/betbarter/media/media_files/2025/10/15/ishan-kishan-celebrates-his-century-2025-10-15-13-12-13.webp)
Sunrisers Hyderabad ended IPL 2025 with flashes of promise but also obvious holes of an unsettled middle order at times, seam depth that didn’t always fire and a wage bill boosted by big buys. When franchises trim, they weigh availability, role overlap, recent returns and resale value. Below are five players SRH could realistically consider releasing ahead of IPL 2026.
1. Ishan Kishan
Kishan was SRH’s headline buy at ₹11.25 crore and delivered the kind of match-winning firepower the franchise hoped for in the very first inning of 106* in Hyderabad that helped SRH post 286/6 and a near-century (94*) later in the season.
Those innings underline his ceiling, but they also highlight the problem that big spikes amid otherwise inconsistent production are an expensive way to chase balance. Keeping Kishan locks up a huge chunk of the purse and an Indian batting slot. If SRH feel they can replace some of his innings-per-season with a slightly cheaper, more dependable top-order profile, releasing him is a logical way to regain auction flexibility.
2. Mohammad Shami
Shami remains one of India’s premier seam bowlers, and SRH paid handsomely for that experience. But his IPL 2025 campaign was patchy, with match reports and coverage showing limited returns. There were fitness/availability concerns during the season as well.
For franchises juggling overseas slots and the need for a consistent death-over operator, a high-cost seamer whose season returns are modest becomes a release candidate, especially if the team plans to reinvest in a younger, durable Indian quick or buy a full-season overseas option. He might see himself get released from the team.
3. Rahul Chahar
Chahar arrived as SRH’s wrist-spin option to pair with other spinners, but his IPL 2025 usage was inconsistent, and he spent stretches on the bench. He’s a proven middle-overs enforcer across previous IPL seasons and was an auction purchase of ₹3.2 crore, but when a squad wants to prioritise variety (left-arm wrist spin, leg-spin plus an overseas option) and free an Indian slot for a specialist batter, a rotation-prone legspinner is an obvious shortlist name.

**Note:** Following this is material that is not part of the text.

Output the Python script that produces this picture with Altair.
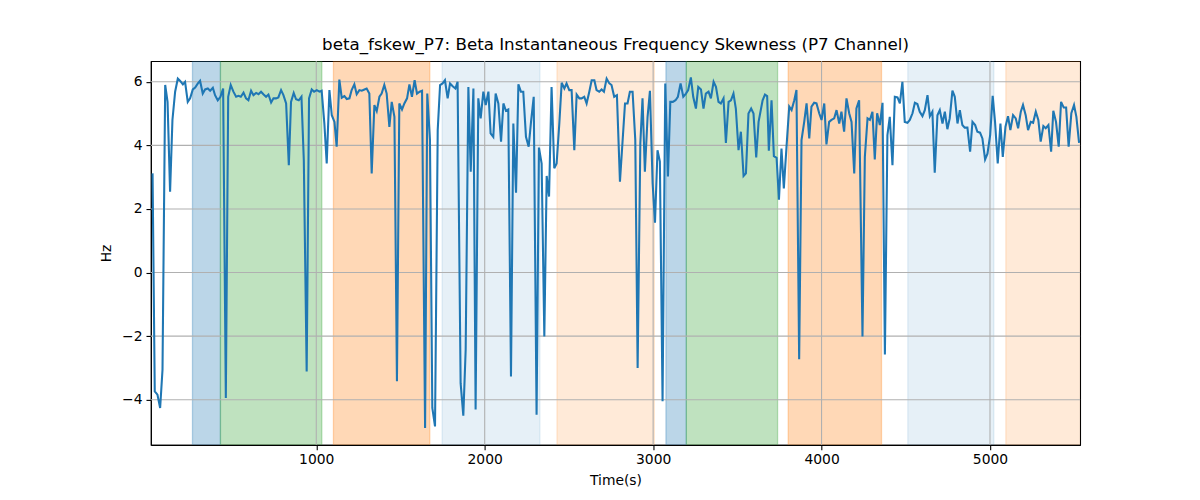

Chahar’s career record keeps his resale value healthy, which makes releasing him an auction-play that teams use to generate purse room.
4. Abhinav Manohar
Manohar is the archetype of a league-useful finisher in a powerful middle-order hitter with a good T20 strike rate in domestic cricket and a 2025 IPL role as a depth batter. He played sporadically for SRH and finished the season with just 61 runs off five innings, and that too at a strike rate of just 100.

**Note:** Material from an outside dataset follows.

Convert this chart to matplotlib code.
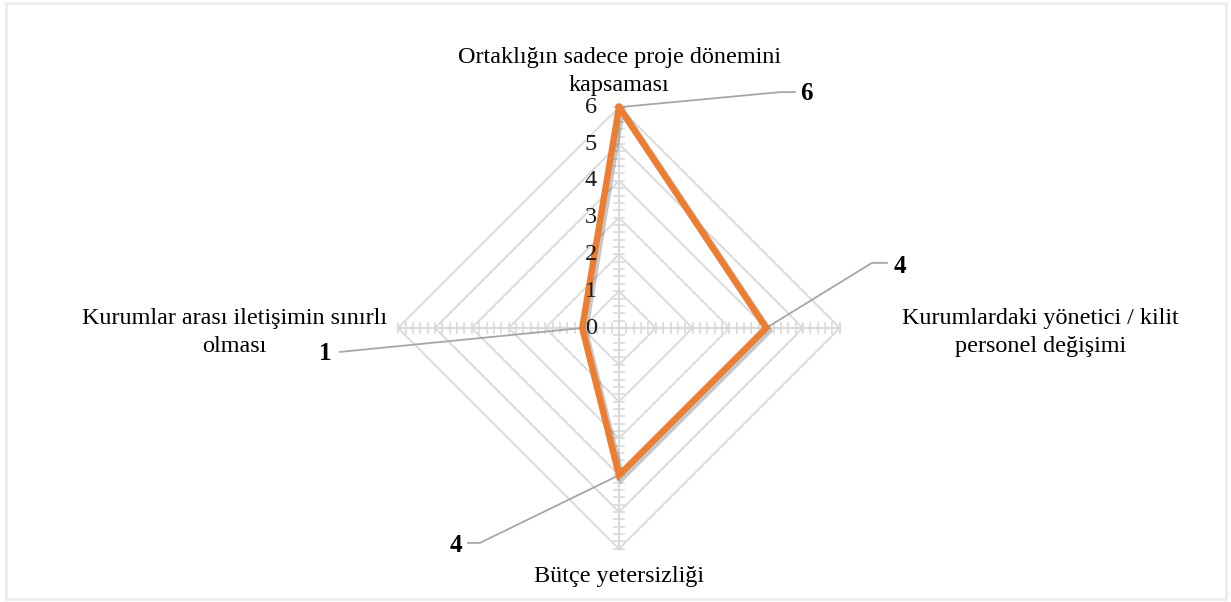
import numpy as np
import matplotlib
matplotlib.use("Agg")
import matplotlib.pyplot as plt
import matplotlib.patheffects as pe
from matplotlib.patches import Rectangle

# Chart data
categories = ["Ortaklığın sadece proje dönemini\nkapsaması",
              "Kurumlardaki yönetici / kilit\npersonel değişimi",
              "Bütçe yetersizliği",
              "Kurumlar arası iletişimin sınırlı\nolması"]
values = [6, 4, 4, 1]
tick_values = [0, 1, 2, 3, 4, 5, 6]
r_max = 6

plt.rcParams["font.family"] = ["Liberation Serif", "DejaVu Serif"]

W, H = 1231, 602
fig = plt.figure(figsize=(W / 100, H / 100), dpi=100)
ax = fig.add_axes([0, 0, 1, 1])
ax.set_axis_off()

# pixel layout -> data units (1 unit = one ring)
cx, cy, unit = 619, 274, 36.8
ax.set_xlim(-cx / unit, (W - cx) / unit)
ax.set_ylim(-cy / unit, (H - cy) / unit)

# angles: top, right, bottom, left (clockwise)
angles = np.pi / 2 - np.arange(len(categories)) * 2 * np.pi / len(categories)
ux, uy = np.cos(angles), np.sin(angles)

grid_c = "#d9d9d9"
# ring gridlines
for t in tick_values[1:]:
    ax.plot(np.append(ux * t, ux[0] * t), np.append(uy * t, uy[0] * t),
            color=grid_c, lw=1.3, zorder=1)
# spokes with minor ticks
for x, y in zip(ux, uy):
    ax.plot([0, x * r_max], [0, y * r_max], color=grid_c, lw=1.5, zorder=1)
    px, py = -y, x
    for m in np.arange(0.2, r_max + 0.01, 0.2):
        ln = 0.13
        ax.plot([x * m - px * ln, x * m + px * ln], [y * m - py * ln, y * m + py * ln],
                color=grid_c, lw=1.2, zorder=1)

# tick labels along top axis
for t in tick_values:
    ax.text(-0.76, t, str(t), ha="center", va="center", fontsize=17.5, color="#1a1a1a", zorder=4)

# data polygon
xs = np.array(values) * ux
ys = np.array(values) * uy
ax.plot(np.append(xs, xs[0]), np.append(ys, ys[0]), color="#ED7D31", lw=4.6,
        solid_joinstyle="miter", zorder=3,
        path_effects=[pe.SimpleLineShadow(offset=(2, -2), shadow_color="#000000", alpha=0.22),
                      pe.Normal()])

# category labels
ax.text(0, 6.98, categories[0], ha="center", va="center", fontsize=17.4, linespacing=1.45)
ax.text(11.45, -0.12, categories[1], ha="center", va="center", fontsize=17.4, linespacing=1.45)
ax.text(0, -6.74, categories[2], ha="center", va="center", fontsize=17.4)
ax.text(-10.45, -0.12, categories[3], ha="center", va="center", fontsize=17.4, linespacing=1.45)

# data labels with leader lines (elbow, end of line, label position in data units)
leader = [((4.375, 6.41), (4.78, 6.41), (4.92, 6.36), "left"),
          ((6.875, 1.77), (7.28, 1.77), (7.47, 1.68), "left"),
          ((-3.78, -5.84), (-4.10, -5.84), (-4.27, -5.9), "right"),
          ((-7.58, -0.65), (-7.58, -0.65), (-7.8, -0.68), "right")]
for v, x, y, (p1, p2, tp, ha) in zip(values, xs, ys, leader):
    ax.plot([x, p1[0], p2[0]], [y, p1[1], p2[1]], color="#a6a6a6", lw=1.3, zorder=2)
    ax.text(tp[0], tp[1], str(v), ha=ha, va="center", fontsize=18, fontweight="bold")

# outer frame
fig.patches.append(Rectangle((6 / W, 3 / H), 1220 / W, 596 / H, transform=fig.transFigure,
                             fill=False, edgecolor="#ececec", lw=2))

fig.savefig("out.png", dpi=100)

For SRH, keeping Manohar means preserving a decent bench bat, which promises potential but couldn’t deliver and releasing him frees an Indian slot and a mid-tier budget to buy a specialist finisher or an impact bowling all-rounder.
5. Harshal Patel
Harshal returned to IPL 2025 as a strike bowler for SRH and had important spells. He also had plenty in the wickets tally to show in his name. However, they came at a cost that did not seem viable.
Still, SRH have had to manage death-over-economy and Harshal’s style of high strike, occasional expensive overs and create pick-and-choose value. He’s a player who commands attention at auction, and releasing him is less about SRH thinking he’s bad and more about converting a known asset into purse space for a specialist front-line seamer or an elite hitter of the ball.
Stay updated with the latest cricket news, match insights, and exclusive updates at BetBarter and download the BetBarter app to start betting today!
/betbarter/media/agency_attachments/3YXcMKaocLoKtpo5Mw2o.png)
/betbarter/media/media_files/2025/09/02/bb-file_bb_domain_blockage_1920x500px_cta-2025-09-02-20-49-39.webp)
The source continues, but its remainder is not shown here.